__Your objective__.
Give back the records below exactly, every one, with no pictures.

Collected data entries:
────────

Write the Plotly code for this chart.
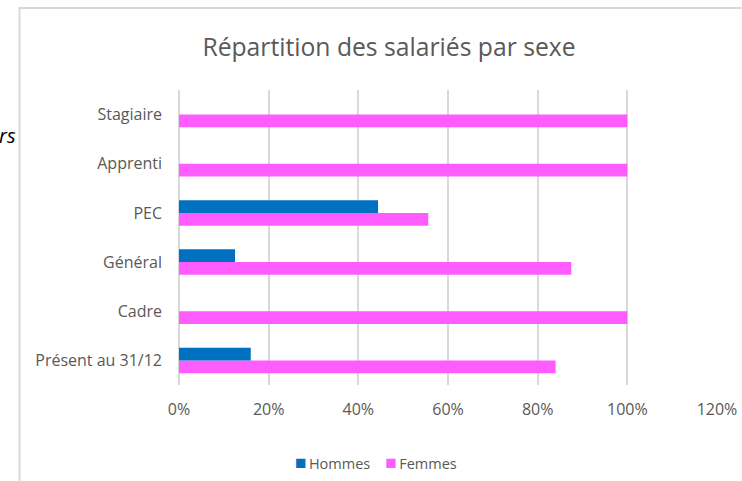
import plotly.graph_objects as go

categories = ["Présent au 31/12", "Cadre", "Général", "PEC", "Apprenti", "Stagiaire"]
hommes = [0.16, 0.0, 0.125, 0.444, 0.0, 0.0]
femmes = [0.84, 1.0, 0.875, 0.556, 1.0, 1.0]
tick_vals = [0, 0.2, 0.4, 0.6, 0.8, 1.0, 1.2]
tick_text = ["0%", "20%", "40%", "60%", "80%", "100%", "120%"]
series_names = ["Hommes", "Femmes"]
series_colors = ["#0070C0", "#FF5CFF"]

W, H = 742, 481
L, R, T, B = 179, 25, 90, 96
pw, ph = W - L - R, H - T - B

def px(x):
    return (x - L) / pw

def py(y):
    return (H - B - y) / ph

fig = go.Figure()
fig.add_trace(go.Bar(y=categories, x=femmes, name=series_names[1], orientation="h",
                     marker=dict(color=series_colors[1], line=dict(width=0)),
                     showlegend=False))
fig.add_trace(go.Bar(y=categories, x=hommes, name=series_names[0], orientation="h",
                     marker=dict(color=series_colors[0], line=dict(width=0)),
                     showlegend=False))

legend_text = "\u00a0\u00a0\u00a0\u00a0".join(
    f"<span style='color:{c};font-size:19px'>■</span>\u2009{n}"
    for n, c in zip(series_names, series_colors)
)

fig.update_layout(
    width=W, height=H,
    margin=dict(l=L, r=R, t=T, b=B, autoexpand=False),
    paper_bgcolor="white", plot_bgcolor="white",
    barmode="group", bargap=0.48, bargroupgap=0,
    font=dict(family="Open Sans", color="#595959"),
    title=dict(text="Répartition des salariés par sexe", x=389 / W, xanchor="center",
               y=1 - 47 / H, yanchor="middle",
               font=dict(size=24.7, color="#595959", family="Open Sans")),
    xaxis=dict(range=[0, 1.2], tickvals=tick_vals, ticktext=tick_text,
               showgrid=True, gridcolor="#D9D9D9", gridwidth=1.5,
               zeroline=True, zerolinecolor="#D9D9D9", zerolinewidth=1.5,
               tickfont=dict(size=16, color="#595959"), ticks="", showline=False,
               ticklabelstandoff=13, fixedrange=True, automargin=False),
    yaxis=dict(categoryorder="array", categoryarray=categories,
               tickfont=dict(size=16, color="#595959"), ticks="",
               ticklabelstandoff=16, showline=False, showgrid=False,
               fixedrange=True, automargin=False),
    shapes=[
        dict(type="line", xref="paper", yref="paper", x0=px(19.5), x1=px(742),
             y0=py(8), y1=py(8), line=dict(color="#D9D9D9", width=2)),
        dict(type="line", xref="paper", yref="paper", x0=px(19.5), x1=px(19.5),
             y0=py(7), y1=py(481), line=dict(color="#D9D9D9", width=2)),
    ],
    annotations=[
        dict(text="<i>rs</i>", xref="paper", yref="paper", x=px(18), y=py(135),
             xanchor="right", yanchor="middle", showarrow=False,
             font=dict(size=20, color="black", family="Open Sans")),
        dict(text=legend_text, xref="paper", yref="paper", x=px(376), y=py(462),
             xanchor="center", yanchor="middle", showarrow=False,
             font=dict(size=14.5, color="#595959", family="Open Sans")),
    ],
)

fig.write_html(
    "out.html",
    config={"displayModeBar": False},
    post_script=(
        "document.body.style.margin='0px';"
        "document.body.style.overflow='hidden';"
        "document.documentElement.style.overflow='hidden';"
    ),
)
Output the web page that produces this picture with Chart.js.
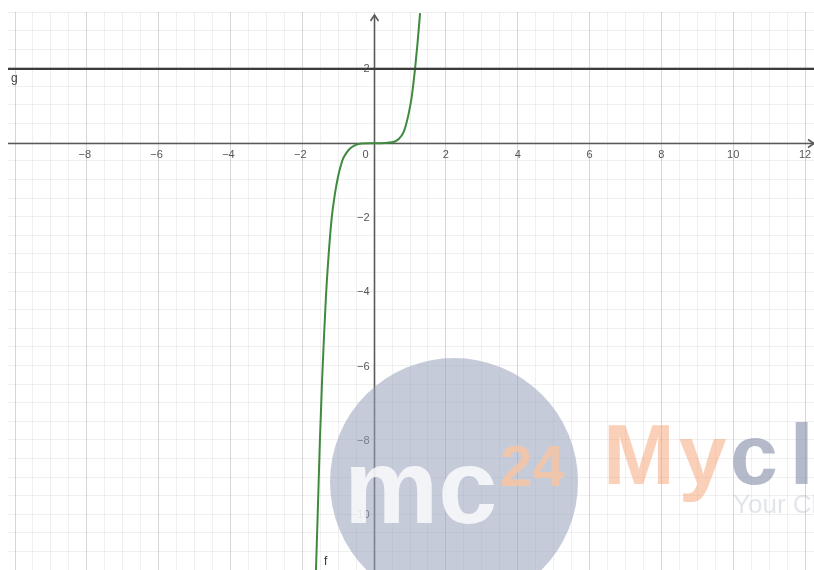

────────

__Final result__.
Write the Plotly code for this chart.
import plotly.graph_objects as go

categories = ["Présent au 31/12", "Cadre", "Général", "PEC", "Apprenti", "Stagiaire"]
hommes = [0.16, 0.0, 0.125, 0.444, 0.0, 0.0]
femmes = [0.84, 1.0, 0.875, 0.556, 1.0, 1.0]
tick_vals = [0, 0.2, 0.4, 0.6, 0.8, 1.0, 1.2]
tick_text = ["0%", "20%", "40%", "60%", "80%", "100%", "120%"]
series_names = ["Hommes", "Femmes"]
series_colors = ["#0070C0", "#FF5CFF"]

W, H = 742, 481
L, R, T, B = 179, 25, 90, 96
pw, ph = W - L - R, H - T - B

def px(x):
    return (x - L) / pw

def py(y):
    return (H - B - y) / ph

fig = go.Figure()
fig.add_trace(go.Bar(y=categories, x=femmes, name=series_names[1], orientation="h",
                     marker=dict(color=series_colors[1], line=dict(width=0)),
                     showlegend=False))
fig.add_trace(go.Bar(y=categories, x=hommes, name=series_names[0], orientation="h",
                     marker=dict(color=series_colors[0], line=dict(width=0)),
                     showlegend=False))

legend_text = "\u00a0\u00a0\u00a0\u00a0".join(
    f"<span style='color:{c};font-size:19px'>■</span>\u2009{n}"
    for n, c in zip(series_names, series_colors)
)

fig.update_layout(
    width=W, height=H,
    margin=dict(l=L, r=R, t=T, b=B, autoexpand=False),
    paper_bgcolor="white", plot_bgcolor="white",
    barmode="group", bargap=0.48, bargroupgap=0,
    font=dict(family="Open Sans", color="#595959"),
    title=dict(text="Répartition des salariés par sexe", x=389 / W, xanchor="center",
               y=1 - 47 / H, yanchor="middle",
               font=dict(size=24.7, color="#595959", family="Open Sans")),
    xaxis=dict(range=[0, 1.2], tickvals=tick_vals, ticktext=tick_text,
               showgrid=True, gridcolor="#D9D9D9", gridwidth=1.5,
               zeroline=True, zerolinecolor="#D9D9D9", zerolinewidth=1.5,
               tickfont=dict(size=16, color="#595959"), ticks="", showline=False,
               ticklabelstandoff=13, fixedrange=True, automargin=False),
    yaxis=dict(categoryorder="array", categoryarray=categories,
               tickfont=dict(size=16, color="#595959"), ticks="",
               ticklabelstandoff=16, showline=False, showgrid=False,
               fixedrange=True, automargin=False),
    shapes=[
        dict(type="line", xref="paper", yref="paper", x0=px(19.5), x1=px(742),
             y0=py(8), y1=py(8), line=dict(color="#D9D9D9", width=2)),
        dict(type="line", xref="paper", yref="paper", x0=px(19.5), x1=px(19.5),
             y0=py(7), y1=py(481), line=dict(color="#D9D9D9", width=2)),
    ],
    annotations=[
        dict(text="<i>rs</i>", xref="paper", yref="paper", x=px(18), y=py(135),
             xanchor="right", yanchor="middle", showarrow=False,
             font=dict(size=20, color="black", family="Open Sans")),
        dict(text=legend_text, xref="paper", yref="paper", x=px(376), y=py(462),
             xanchor="center", yanchor="middle", showarrow=False,
             font=dict(size=14.5, color="#595959", family="Open Sans")),
    ],
)

fig.write_html(
    "out.html",
    config={"displayModeBar": False},
    post_script=(
        "document.body.style.margin='0px';"
        "document.body.style.overflow='hidden';"
        "document.documentElement.style.overflow='hidden';"
    ),
)
Output the web page that produces this picture with Chart.js.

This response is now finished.